Yes, you're suggesting an interesting approach, but I can say, that one of our programmers already did it this way. He generated a program view_sql on the fly (using textmerge, I believe) and put it in Windows/temp directory. It works fine, but, unfortunately, his app contained so many other bugs and problems, that we completely redesign from the scratch. But his idea (and the same yours) is much better, than beating on this limitation. I beleive, we would better use his old code for this purpose with some adjustments. The only thing I'm really upset is that we should spend more time, changing the current code. It's too bad, that our company has several contractors, each of them has his/her own design style, and, sometimes, even doesn't study the code of his/her predecessor. Now we're doing RE-Engineering, and my manager even had a nickname "Endless Re-engineering" :)

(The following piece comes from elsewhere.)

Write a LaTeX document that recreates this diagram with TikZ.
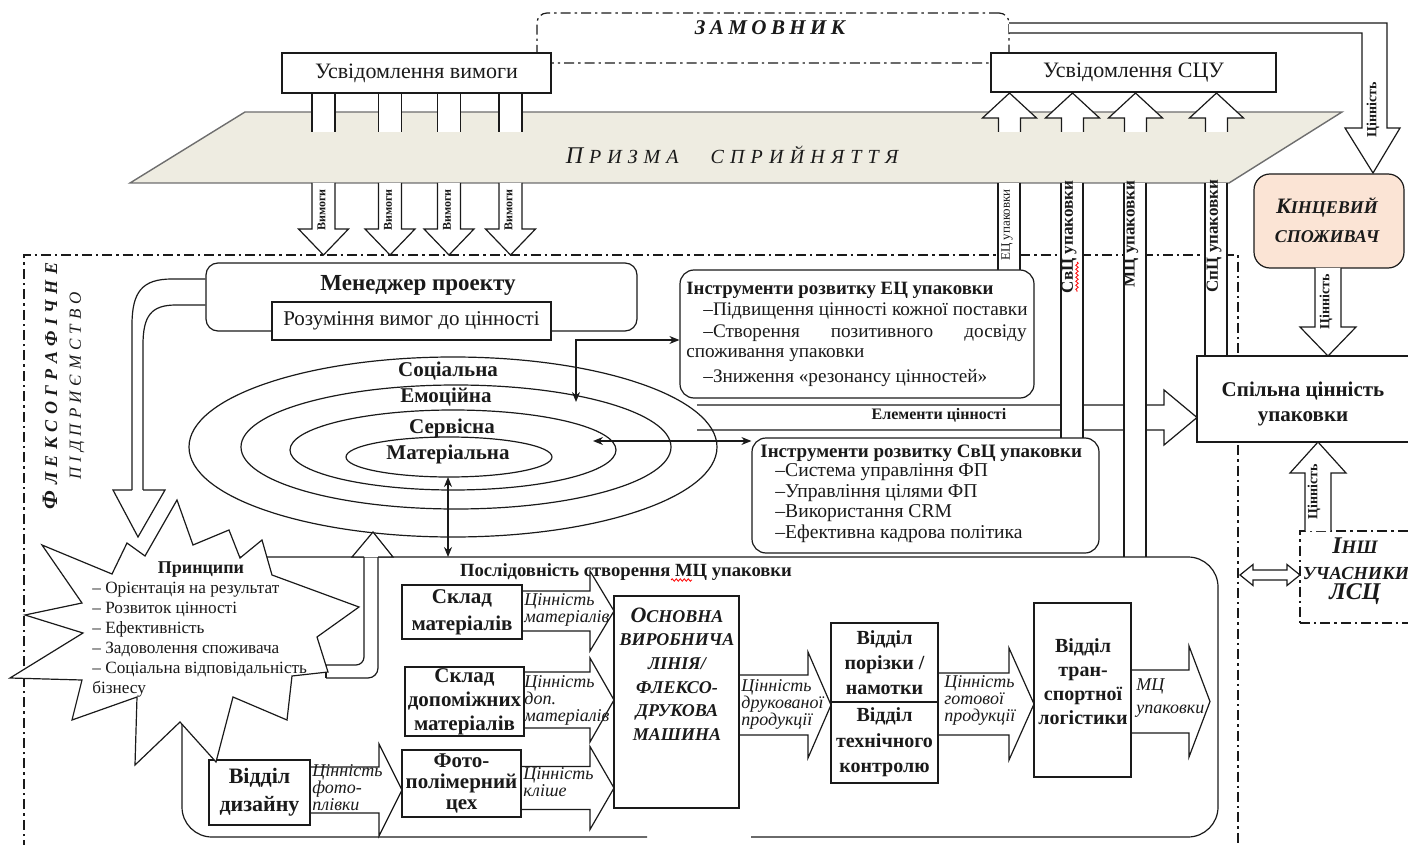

>It has several payoffs. If you need to do several things, you can build the entire sequence of operations into your 'on the fly' procedure. You can create variables as needed scoped to just the SQL Select block that you generate. And you can save the generated code files so that they're avaiable at another time, and can debug them without the unusual behavior sometime encountered with macro expansion.
>
>Lots of things make this approach useful. You can add code so that when run from the developer's station, the debugger can be invoked, to let you inspect what happens. If a user says the query the constructed didn't work right, you can look at the code that was generated easily. You can use this to build libraries of common user queries, too.

Great idea! Thanks a lot.

>
>>>>Just now I got this error message. I know why it happened, it's because I choose lot's of items in multilist, which affect on Init method one of my other controls. I think, it's VFP limitation 255 char on the macro string. So, my questions are:
>
>Again, putting the values into a cursor and using an IN (subquery) may help with some of the length issues. There's no limit on the number of records in a subquery AFAIK.

You're right, of course, but again, it would requir too much changes in our classes :( Ok, I'll discuss this with my collegues, and perhaps, we will change it this way. Very pity, that we're waisting our time and money, to design and redesign :(((

Thanks for all these ideas. They will not let me to sleep well this weekend :)
If it's not broken, fix it until it is.